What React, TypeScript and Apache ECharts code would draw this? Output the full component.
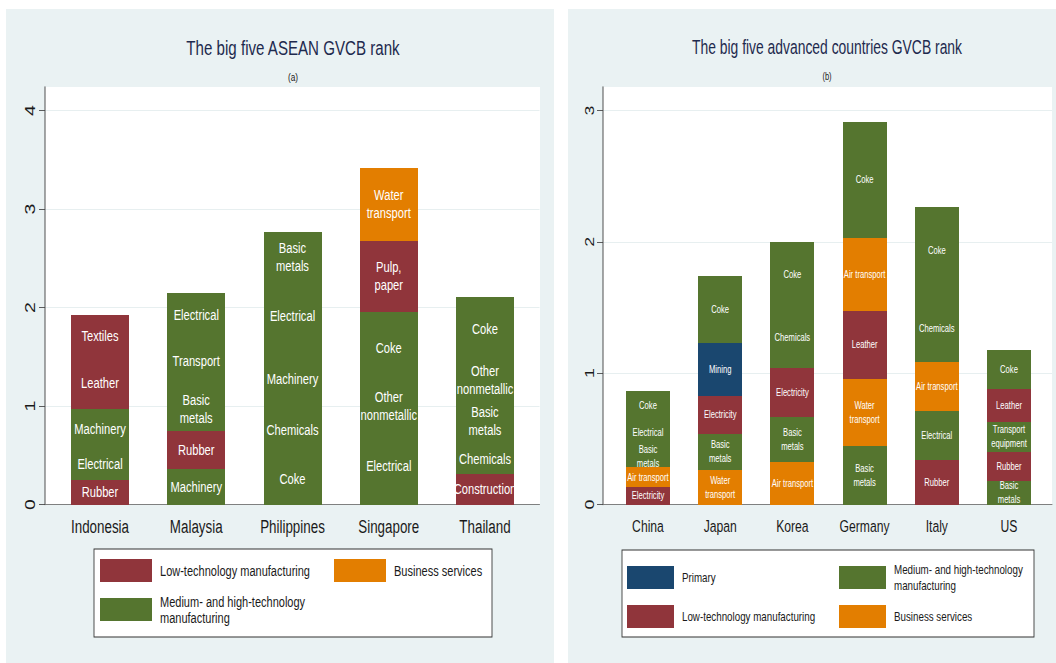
import React, { useEffect, useRef } from 'react';
import * as echarts from 'echarts';

// ---------- DATA ----------
const aseanCountries = ['Indonesia', 'Malaysia', 'Philippines', 'Singapore', 'Thailand'];
const advancedCountries = ['China', 'Japan', 'Korea', 'Germany', 'Italy', 'US'];

// group keys: P = Primary, L = Low-tech manuf., M = Medium/high-tech manuf., B = Business services
const groupKeys = ['P', 'L', 'M', 'B'];
const groupLabels = [
  'Primary',
  'Low-technology manufacturing',
  'Medium- and high-technology\nmanufacturing',
  'Business services',
];
const groupColors = ['#1A476F', '#90353B', '#55752F', '#E37E00'];

type Seg = [string, string, number];

// segments per country, bottom -> top: [sector, group, height]
const indonesia: Seg[] = [['Rubber', 'L', 0.25], ['Electrical', 'M', 0.32], ['Machinery', 'M', 0.4], ['Leather', 'L', 0.53], ['Textiles', 'L', 0.42]];
const malaysia: Seg[] = [['Machinery', 'M', 0.36], ['Rubber', 'L', 0.39], ['Basic\nmetals', 'M', 0.45], ['Transport', 'M', 0.51], ['Electrical', 'M', 0.44]];
const philippines: Seg[] = [['Coke', 'M', 0.53], ['Chemicals', 'M', 0.45], ['Machinery', 'M', 0.59], ['Electrical', 'M', 0.7], ['Basic\nmetals', 'M', 0.5]];
const singapore: Seg[] = [['Electrical', 'M', 0.78], ['Other\nnonmetallic', 'M', 0.44], ['Coke', 'M', 0.74], ['Pulp,\npaper', 'L', 0.72], ['Water\ntransport', 'B', 0.74]];
const thailand: Seg[] = [['Construction', 'L', 0.31], ['Chemicals', 'M', 0.31], ['Basic\nmetals', 'M', 0.46], ['Other\nnonmetallic', 'M', 0.38], ['Coke', 'M', 0.65]];

const china: Seg[] = [['Electricity', 'L', 0.13], ['Air transport', 'B', 0.155], ['Basic\nmetals', 'M', 0.165], ['Electrical', 'M', 0.19], ['Coke', 'M', 0.225]];
const japan: Seg[] = [['Water\ntransport', 'B', 0.26], ['Basic\nmetals', 'M', 0.28], ['Electricity', 'L', 0.29], ['Mining', 'P', 0.4], ['Coke', 'M', 0.51]];
const korea: Seg[] = [['Air transport', 'B', 0.32], ['Basic\nmetals', 'M', 0.35], ['Electricity', 'L', 0.37], ['Chemicals', 'M', 0.47], ['Coke', 'M', 0.49]];
const germany: Seg[] = [['Basic\nmetals', 'M', 0.445], ['Water\ntransport', 'B', 0.51], ['Leather', 'L', 0.52], ['Air transport', 'B', 0.555], ['Coke', 'M', 0.885]];
const italy: Seg[] = [['Rubber', 'L', 0.34], ['Electrical', 'M', 0.37], ['Air transport', 'B', 0.375], ['Chemicals', 'M', 0.515], ['Coke', 'M', 0.665]];
const us: Seg[] = [['Basic\nmetals', 'M', 0.18], ['Rubber', 'L', 0.22], ['Transport\nequipment', 'M', 0.23], ['Leather', 'L', 0.25], ['Coke', 'M', 0.3]];

const aseanData = [indonesia, malaysia, philippines, singapore, thailand];
const advancedData = [china, japan, korea, germany, italy, us];

const aseanTicks = [0, 1, 2, 3, 4];
const advancedTicks = [0, 1, 2, 3];
const aseanMax = 4.24;
const advancedMax = 3.18;

const aseanTitle = 'The big five ASEAN GVCB rank';
const aseanSub = '(a)';
const advancedTitle = 'The big five advanced countries GVCB rank';
const advancedSub = '(b)';

const aseanLegend = ['L', 'B', 'M'];
const advancedLegend = ['P', 'M', 'L', 'B'];

// ---------- STYLE ----------
// The reference is a horizontally squeezed Stata graph: draw at full width, then squeeze with CSS.
const SX = 0.72;
const X = (px: number) => px / SX;
const W = 1056;
const H = 663;
const FONT = "'Liberation Sans', Arial, Helvetica, sans-serif";
const PANEL_BG = '#EAF2F3';
const GRID_LINE = '#E3ECEE';
const TITLE_COLOR = '#1E2A4E';
const TEXT_COLOR = '#1a1a1a';

const colorOf = (k: string) => groupColors[groupKeys.indexOf(k)];
const labelOf = (k: string) => groupLabels[groupKeys.indexOf(k)];

function buildSeries(data: Seg[][], axisIndex: number, stack: string, barWidth: number, fontSize: number, lineHeight: number) {
  const levels = Math.max(...data.map((d) => d.length));
  const out: any[] = [];
  for (let k = 0; k < levels; k++) {
    out.push({
      type: 'bar',
      xAxisIndex: axisIndex,
      yAxisIndex: axisIndex,
      stack,
      barWidth: X(barWidth),
      data: data.map((segs) =>
        segs[k] ? { value: segs[k][2], itemStyle: { color: colorOf(segs[k][1]) } } : '-'
      ),
      label: {
        show: true,
        position: 'inside',
        color: '#ffffff',
        fontFamily: FONT,
        fontSize,
        lineHeight,
        formatter: (p: any) => {
          const s = data[p.dataIndex][k];
          return s ? s[0] : '';
        },
      },
      emphasis: { disabled: true },
    });
  }
  return out;
}

function legendGraphics(keys: string[], box: number[], cols: number[], rows: number[], sw: number, sh: number, textGap: number, fontSize: number, lineHeight: number) {
  const els: any[] = [
    {
      type: 'rect',
      shape: { x: X(box[0]), y: box[1], width: X(box[2]), height: box[3] },
      style: { fill: '#ffffff', stroke: '#333333', lineWidth: 1.2 },
      z: 5,
    },
  ];
  keys.forEach((k, i) => {
    const cx = cols[i % 2];
    const ry = rows[Math.floor(i / 2)];
    els.push({
      type: 'rect',
      shape: { x: X(cx), y: ry, width: X(sw), height: sh },
      style: { fill: colorOf(k) },
      z: 6,
    });
    els.push({
      type: 'text',
      x: X(cx + sw + textGap),
      y: ry + sh / 2,
      style: {
        text: labelOf(k),
        fill: TEXT_COLOR,
        fontFamily: FONT,
        fontSize,
        lineHeight,
        align: 'left',
        verticalAlign: 'middle',
      },
      z: 6,
    });
  });
  return els;
}

function yAxisMain(grid: number, max: number, ticks: number[], fontSize: number, margin: number) {
  return {
    gridIndex: grid,
    type: 'value',
    min: 0,
    max,
    interval: 1,
    axisLine: { show: true, lineStyle: { color: '#444', width: 1.3 } },
    axisTick: { show: true, length: X(6), customValues: ticks, lineStyle: { color: '#444', width: 1 } },
    axisLabel: {
      rotate: 90,
      margin: X(margin),
      fontSize,
      fontFamily: FONT,
      color: TEXT_COLOR,
      customValues: ticks,
      formatter: (v: number) => String(v),
    },
    splitLine: { show: true, lineStyle: { color: GRID_LINE, width: 1 } },
  };
}

function xAxisLine(grid: number) {
  return {
    gridIndex: grid,
    type: 'value',
    min: 0,
    max: 1,
    axisLine: { show: true, lineStyle: { color: '#6e6e6e', width: 1 } },
    axisTick: { show: false },
    axisLabel: { show: false },
    splitLine: { show: false },
  };
}

function xAxisCat(grid: number, cats: string[], fontSize: number, margin: number) {
  return {
    gridIndex: grid,
    type: 'category',
    data: cats,
    axisLine: { show: false },
    axisTick: { show: false },
    axisLabel: { interval: 0, fontSize, fontFamily: FONT, color: TEXT_COLOR, margin },
  };
}

function yAxisHidden(grid: number, max: number) {
  return { gridIndex: grid, type: 'value', min: 0, max, show: false };
}

export default function App() {
  const ref = useRef<HTMLDivElement>(null);

  useEffect(() => {
    if (!ref.current) return;
    const chart = echarts.init(ref.current, undefined, { renderer: 'svg' });
    const top = 87;
    const h = 417.5;

    const option: any = {
      animation: false,
      backgroundColor: '#ffffff',
      grid: [
        { left: X(45), top, width: X(494.5), height: h },
        { left: X(51.875), top, width: X(481.25), height: h },
        { left: X(603), top, width: X(449), height: h },
        { left: X(611.9), top, width: X(433.2), height: h },
      ],
      xAxis: [
        xAxisLine(0),
        xAxisCat(1, aseanCountries, 18.6, 12),
        xAxisLine(2),
        xAxisCat(3, advancedCountries, 16.9, 13.5),
      ],
      yAxis: [
        yAxisMain(0, aseanMax, aseanTicks, 19.5, 7),
        yAxisHidden(1, aseanMax),
        yAxisMain(2, advancedMax, advancedTicks, 17.7, 7),
        yAxisHidden(3, advancedMax),
      ],
      series: [
        ...buildSeries(aseanData, 1, 'asean', 58, 15.5, 18),
        ...buildSeries(advancedData, 3, 'adv', 44, 10.6, 14),
      ],
      graphic: [
        { type: 'rect', shape: { x: X(6), y: 9, width: X(548), height: 660 }, style: { fill: PANEL_BG }, z: -10, silent: true },
        { type: 'rect', shape: { x: X(568), y: 9, width: X(492), height: 660 }, style: { fill: PANEL_BG }, z: -10, silent: true },
        { type: 'rect', shape: { x: X(45), y: top, width: X(494.5), height: h }, style: { fill: '#ffffff' }, z: -9, silent: true },
        { type: 'rect', shape: { x: X(603), y: top, width: X(449), height: h }, style: { fill: '#ffffff' }, z: -9, silent: true },
        {
          type: 'text', x: X(293), y: 48,
          style: { text: aseanTitle, fill: TITLE_COLOR, fontFamily: FONT, fontSize: 21, align: 'center', verticalAlign: 'middle' },
        },
        {
          type: 'text', x: X(293), y: 76.5,
          style: { text: aseanSub, fill: TEXT_COLOR, fontFamily: FONT, fontSize: 11.5, align: 'center', verticalAlign: 'middle' },
        },
        {
          type: 'text', x: X(827), y: 48,
          style: { text: advancedTitle, fill: TITLE_COLOR, fontFamily: FONT, fontSize: 19.3, align: 'center', verticalAlign: 'middle' },
        },
        {
          type: 'text', x: X(827), y: 76.5,
          style: { text: advancedSub, fill: TEXT_COLOR, fontFamily: FONT, fontSize: 10.5, align: 'center', verticalAlign: 'middle' },
        },
        ...legendGraphics(aseanLegend, [94, 549, 398, 88], [100, 334], [559, 598], 52, 23, 8, 15.3, 16),
        ...legendGraphics(advancedLegend, [622, 550, 412, 87], [627, 839], [566, 605], 47, 23, 8, 13.6, 16.3),
      ],
    };
    chart.setOption(option);
    return () => chart.dispose();
  }, []);

  return (
    <div className="gvcb" style={{ position: 'fixed', left: 0, top: 0, width: W, height: H, overflow: 'hidden', background: '#fff' }}>
      <style>{'.gvcb svg path { shape-rendering: crispEdges; }'}</style>
      <div
        ref={ref}
        style={{ width: X(W), height: H, transform: `scaleX(${SX})`, transformOrigin: '0 0' }}
      />
    </div>
  );
}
........
• Problem to solve
Copy each line above that contains the word "draw".

• Result for this exercise
What React, TypeScript and Apache ECharts code would draw this? Output the full component.
// The reference is a horizontally squeezed Stata graph: draw at full width, then squeeze with CSS.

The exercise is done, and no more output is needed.